With this, Sen. Orrin Hatch (R-Utah) agreed that preventative care could get a huge boost by eliminating barriers to stem cell research erected by the Bush administration, but inexplicably described the re-importation bill as 'B.S.'
Other participants expressed concerns about imposing mandates on coverage, or requiring individuals and/or employers to buy insurance coverage or get access to a public plan. Rep. Jo Ann Emerson (R-Mo.), for example, said that while she understands and supports requiring people get coverage saves money by increasing the size of coverage pool, she believes her constituents will resist the government ordering them to get insurance. The way the concept his framed has to be modified in order to be made palatable, she recommended.
In a separate session of the summit, Edward F. Coyle, executive director of the Alliance for Retired Americans, said, 'Any health care reform passed by Congress must allow Medicare to negotiate volume discounts with drug manufacturers; close the ‘donut hole’ in Medicare Part D coverage; and provide early retirees age 55-64 the option to purchase Medicare coverage.'
In his remarks following at the close of the summit, President Obama fended off calls by congressional Republican leaders to establish a commission on 'entitlements' to gut Social Security and Medicare outside of the normal legislative process. Medicare should be reformed by eliminating waste created by the Bush administration's 2005 privatization plan and by reforming the health care system generally to control costs, the Obama insisted. In addition, Obama has stated that Social Security reforms should not include raising the retirement age or reducing benefits, but by bumping up the income cap on FICA payments to increase the program's revenue.
Overall assessment
It seems that the Obama administration has a clear estimate of what kind of health care reform is possible given the current balance of forces in Congress and in the country at large. Corporate forces, especially private insurers, still too strongly dominate the debate.

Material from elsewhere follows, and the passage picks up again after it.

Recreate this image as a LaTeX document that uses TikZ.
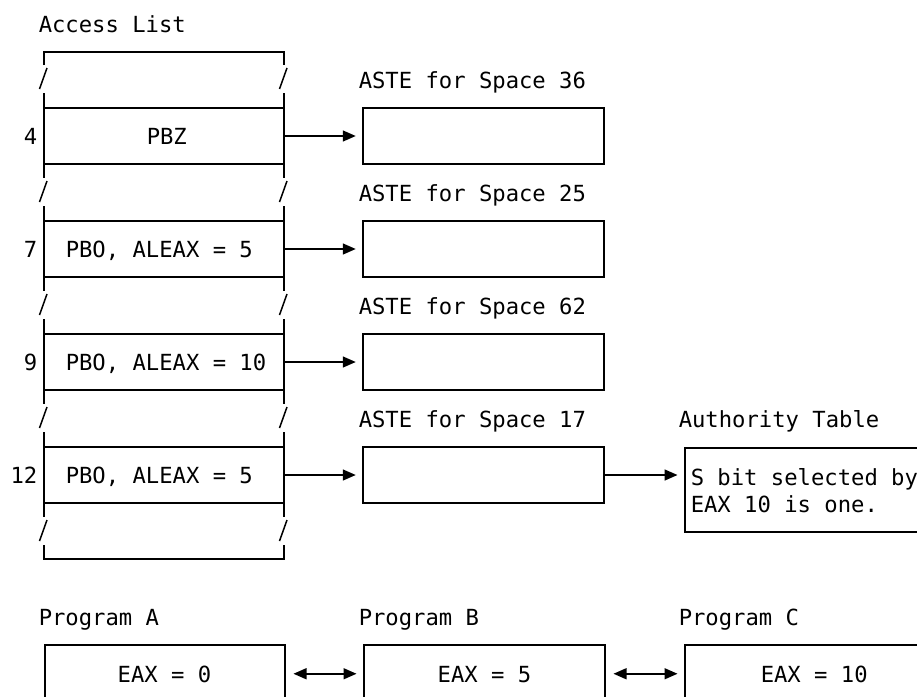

While President Obama could have excluded them from this conversation, it is certain that such a move would insure that no meaningful steps toward reform would be enacted any time soon.
Proponents of the single-payer cause, especially of Rep. Conyers' plan, including this publication, should never give up on that cause. But we should also not insist on the perfect plan to the point where we exclude ourselves from the general debate and the reform process that the Obama administration has launched.
In 2009, the struggle for health care reform will focus primarily on the question of the necessary expansion of public options for working families as viable alternatives to expensive and inadequate private insurance. While a single-payer program may not itself be on the table in 2009, still on the table, however, are expanded public options like Medicare, Medicaid and S-CHIP as well as federal insurance plans that can reduce the numbers of the uninsured and the tens of millions of people who go without coverage for a portion of the year.
If such reforms are implemented, the first goal of all health reform advocates – making sure everyone can get adequate care – can be achieved. Private insurers who profit from illness and disease will then be forced to compete with a more humane and affordable system.
Perfecting such a system by putting in place a universal single-payer plan will be an ongoing struggle, and it is one we cannot afford to surrender or become cynical about just because it may not be won in 2009.